WWII ended 80 years ago, America came out of it with absolutely massive credit and goodwill all over the developed world. That credit and that goodwill is now spent and/or destroyed on purpose and you are presenting this as a 'good thing'?
now Germany has a choice - to spend hundreds of billions for conventionally armed military to defend itself and still face risks of war or just a few billions to develop and produce nukes (using already existing Pu from the power plants) and have everlasting peace. Germans are rational people as i heard.
The nuke is a tricky thing: deterring many scenarios like a full scale invasion, but a risk of mutual suicide when the enemy also has it. As a matter of fact it does not stop from "hybrid war", there are so many possibilities to harm a country (disorganize society, promote a friendly leader, attack critical infrastructures,...). So having nukes certainly increases security in many cases but is not sufficient to have everlasting peace !
How many military bases does the US have in Switzerland again?
Oh, the number is zero?
Germany? Well guess what, the US has a very prominent airbase and listening station in Ramstein and a bunch of other military installations there. Also: History.
But none of that benefits Germany that much. Being in aliance like NATO with duty for mutual protection benefits them, but american military basis are setup primary for american benefit.
Germany would want them in Poland or such, near to Russia which is an actual threat.
Isn’t the main benefit to America of bases in Germany connected to its commitment to defend European security? If the U.S. didn’t have NATO obligations, how much would it benefit from having German bases?
Switzerland benefits from being surrounded by well protected neighbors. They also try to be MAD without being mad, they will just blow up all the roads and retreat to the mountains if they are invaded.
Do you think Germany doesn’t have nukes? I’ve always assumed it’s like Japan. They don’t “have nukes.” Just all the parts to make a nuke in five minutes.
Of course making an actual bomb is extremely easy especially when you have Pu from the power plants. And Germany has great stealth cruise missiles which potentially can carry those warheads.
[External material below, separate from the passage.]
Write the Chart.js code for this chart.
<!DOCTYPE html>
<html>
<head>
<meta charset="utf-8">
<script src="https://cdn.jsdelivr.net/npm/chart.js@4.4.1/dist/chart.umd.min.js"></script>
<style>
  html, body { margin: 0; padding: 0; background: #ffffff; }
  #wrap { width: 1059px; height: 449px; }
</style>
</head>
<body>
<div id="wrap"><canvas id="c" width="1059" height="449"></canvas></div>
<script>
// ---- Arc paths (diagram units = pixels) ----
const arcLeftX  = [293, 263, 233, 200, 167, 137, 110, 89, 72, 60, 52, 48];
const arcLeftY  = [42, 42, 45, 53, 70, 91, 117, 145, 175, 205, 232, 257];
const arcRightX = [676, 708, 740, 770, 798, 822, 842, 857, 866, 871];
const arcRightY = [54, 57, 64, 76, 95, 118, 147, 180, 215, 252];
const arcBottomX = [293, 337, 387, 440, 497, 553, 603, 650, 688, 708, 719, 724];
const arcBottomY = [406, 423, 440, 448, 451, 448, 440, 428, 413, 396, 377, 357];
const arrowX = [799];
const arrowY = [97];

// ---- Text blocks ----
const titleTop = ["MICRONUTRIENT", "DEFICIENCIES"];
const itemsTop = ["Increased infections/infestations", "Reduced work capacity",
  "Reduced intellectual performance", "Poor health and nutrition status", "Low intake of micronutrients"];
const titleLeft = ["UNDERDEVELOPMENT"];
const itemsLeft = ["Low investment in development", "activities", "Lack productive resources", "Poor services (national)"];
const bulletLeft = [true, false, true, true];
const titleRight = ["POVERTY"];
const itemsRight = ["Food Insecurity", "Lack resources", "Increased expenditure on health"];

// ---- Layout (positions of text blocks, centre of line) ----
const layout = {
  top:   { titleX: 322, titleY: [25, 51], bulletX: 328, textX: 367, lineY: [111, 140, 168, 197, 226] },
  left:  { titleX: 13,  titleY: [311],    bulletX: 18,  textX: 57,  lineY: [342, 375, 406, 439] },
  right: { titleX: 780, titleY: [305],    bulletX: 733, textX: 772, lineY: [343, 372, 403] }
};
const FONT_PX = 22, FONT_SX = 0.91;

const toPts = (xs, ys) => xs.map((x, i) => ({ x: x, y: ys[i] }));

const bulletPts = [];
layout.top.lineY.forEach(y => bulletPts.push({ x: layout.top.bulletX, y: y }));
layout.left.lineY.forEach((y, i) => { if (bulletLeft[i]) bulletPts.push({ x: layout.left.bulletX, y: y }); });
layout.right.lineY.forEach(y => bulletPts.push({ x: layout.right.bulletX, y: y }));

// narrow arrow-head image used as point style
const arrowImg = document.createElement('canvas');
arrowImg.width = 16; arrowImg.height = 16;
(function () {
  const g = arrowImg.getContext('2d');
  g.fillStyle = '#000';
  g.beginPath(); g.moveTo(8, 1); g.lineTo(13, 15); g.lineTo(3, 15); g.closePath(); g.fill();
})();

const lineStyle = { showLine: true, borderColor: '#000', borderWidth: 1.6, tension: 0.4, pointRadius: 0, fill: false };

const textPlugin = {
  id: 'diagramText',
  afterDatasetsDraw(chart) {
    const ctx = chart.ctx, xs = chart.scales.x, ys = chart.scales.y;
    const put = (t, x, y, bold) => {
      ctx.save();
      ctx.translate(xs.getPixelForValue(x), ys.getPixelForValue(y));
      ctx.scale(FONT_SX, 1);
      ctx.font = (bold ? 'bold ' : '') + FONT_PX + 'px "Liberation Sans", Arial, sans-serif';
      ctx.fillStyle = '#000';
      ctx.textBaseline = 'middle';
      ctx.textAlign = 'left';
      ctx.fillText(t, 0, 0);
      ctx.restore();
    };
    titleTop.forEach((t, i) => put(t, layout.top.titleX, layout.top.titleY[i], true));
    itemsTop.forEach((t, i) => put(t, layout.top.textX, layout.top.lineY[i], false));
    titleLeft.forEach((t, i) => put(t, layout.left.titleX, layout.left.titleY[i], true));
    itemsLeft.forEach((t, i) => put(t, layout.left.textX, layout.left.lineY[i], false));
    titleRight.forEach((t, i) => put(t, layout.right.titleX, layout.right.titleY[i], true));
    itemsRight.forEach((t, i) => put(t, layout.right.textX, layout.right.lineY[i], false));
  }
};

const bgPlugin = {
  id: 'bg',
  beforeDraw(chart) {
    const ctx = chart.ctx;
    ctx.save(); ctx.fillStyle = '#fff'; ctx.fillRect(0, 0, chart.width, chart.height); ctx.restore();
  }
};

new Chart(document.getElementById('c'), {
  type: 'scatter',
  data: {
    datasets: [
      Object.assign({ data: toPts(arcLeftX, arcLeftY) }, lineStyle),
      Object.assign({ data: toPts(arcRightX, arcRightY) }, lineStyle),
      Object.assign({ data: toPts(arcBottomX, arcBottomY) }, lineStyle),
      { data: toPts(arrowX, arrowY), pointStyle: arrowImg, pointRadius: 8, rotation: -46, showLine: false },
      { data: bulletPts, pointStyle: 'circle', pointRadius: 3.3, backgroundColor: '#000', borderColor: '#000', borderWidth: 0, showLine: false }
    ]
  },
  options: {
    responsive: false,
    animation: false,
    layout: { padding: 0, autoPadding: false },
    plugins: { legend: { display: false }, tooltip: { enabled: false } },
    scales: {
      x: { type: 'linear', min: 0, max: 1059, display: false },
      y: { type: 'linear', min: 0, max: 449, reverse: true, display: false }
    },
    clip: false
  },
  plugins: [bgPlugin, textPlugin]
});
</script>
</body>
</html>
Yet actually making and possessing a nuclear arsenal is still a pretty large continuous endeavor - all the facilities for producing and storing of the warheads and delivery missiles, the security for that infrastructure, the ongoing technical maintenance of the weapons, all the people of what is, though small, still basically a separate branch of military, maintenance of the readiness level, integration of these weapons into overall military strategy and training exercises, etc.
It is still much cheaper and more effective than a large conventional army, yet sufficiently large and complex to not be doable overnight, so a political situation is required which would allow to, still very quickly, do it.
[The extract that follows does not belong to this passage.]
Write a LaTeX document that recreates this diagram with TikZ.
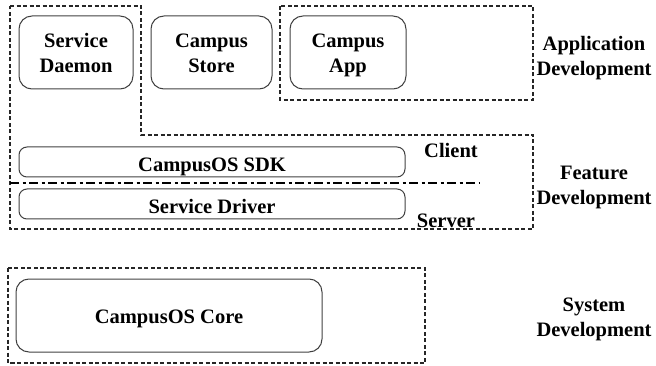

There are two broad reasons why the US has troops in Germany (and in Europe overall).
1. Because the Europeans wanted them there. NATO was a big security blanket, and certainly since the end of the cold war, up to say... 2014, America -wanted- a compliant Europe.
2. Because Europe is an amazing springboard into the middle east, and America just can't help but get itself involved in dropping bombs on the middle east.
1 ties into 2. A compliant Europe is less likely to raise objections to being used as a forward base for bombing Iraqis and Iranians. It's only in the last 10-15 years that the US realized that perhaps it was/had squandered it's lead to China, and dropped the ball (Europe at fault too) on properly containing (or addressing) Russia, and it would sure be nice if it could focus on the Pacific.